About 500 physicists in 10 countries are participating in this project and need access to the data, which will be stored in NERSC's High Performance Storage Systems. "We really feel we are welcome collaborators," Mount said.

This situation is a turnaround from the early 1980s, when high energy physics experiment data were recorded on magnetic tapes, and it was not uncommon to fill 10,000 tapes with data. Showing up at a supercomputing center with the equivalent of two truckloads of tape to process did not produce a warm reception at a time when the machines were less powerful, with limited tape handling facilities, Mount said.

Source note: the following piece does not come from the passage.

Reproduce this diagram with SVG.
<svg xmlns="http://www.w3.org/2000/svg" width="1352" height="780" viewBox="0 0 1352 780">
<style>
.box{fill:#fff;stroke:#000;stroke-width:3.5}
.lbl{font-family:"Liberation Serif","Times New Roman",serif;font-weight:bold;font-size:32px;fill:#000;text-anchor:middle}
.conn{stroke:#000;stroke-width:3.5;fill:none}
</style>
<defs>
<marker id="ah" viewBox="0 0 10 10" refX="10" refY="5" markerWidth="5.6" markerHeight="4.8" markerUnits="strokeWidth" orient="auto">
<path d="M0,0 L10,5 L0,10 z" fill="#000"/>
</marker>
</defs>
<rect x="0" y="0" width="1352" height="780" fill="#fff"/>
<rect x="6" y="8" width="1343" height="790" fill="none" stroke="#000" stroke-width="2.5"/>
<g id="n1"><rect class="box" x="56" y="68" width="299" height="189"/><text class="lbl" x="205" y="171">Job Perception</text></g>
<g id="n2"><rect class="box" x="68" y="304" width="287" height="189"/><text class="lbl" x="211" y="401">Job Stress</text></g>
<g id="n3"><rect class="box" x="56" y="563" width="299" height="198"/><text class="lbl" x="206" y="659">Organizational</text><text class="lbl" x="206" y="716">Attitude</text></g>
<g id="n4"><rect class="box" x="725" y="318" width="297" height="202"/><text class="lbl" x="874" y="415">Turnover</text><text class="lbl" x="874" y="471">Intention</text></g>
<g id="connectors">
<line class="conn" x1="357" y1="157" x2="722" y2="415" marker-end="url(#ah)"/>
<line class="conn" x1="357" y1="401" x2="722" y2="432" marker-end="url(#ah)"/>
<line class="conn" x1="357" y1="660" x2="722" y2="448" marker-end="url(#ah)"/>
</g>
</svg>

To enhance the collaboration between the two facilities, SLAC now provides office space to NERSC employees who live in the South Bay and Peninsula and choose to telecommute. Employees from both facilities routinely work at each other's sites, applying their expertise and drawing upon that of their counterparts. And Berkeley Lab's Stu Loken and Carl Eben, deputy division leader of ICSD, serve on SLAC's computing review committee.

"Our respective resources put us in a unique position to contribute to the Department of Energy and the nation as a whole," Mount said. "I see this growing cooperation as a strategic effort, not just a technical sideline."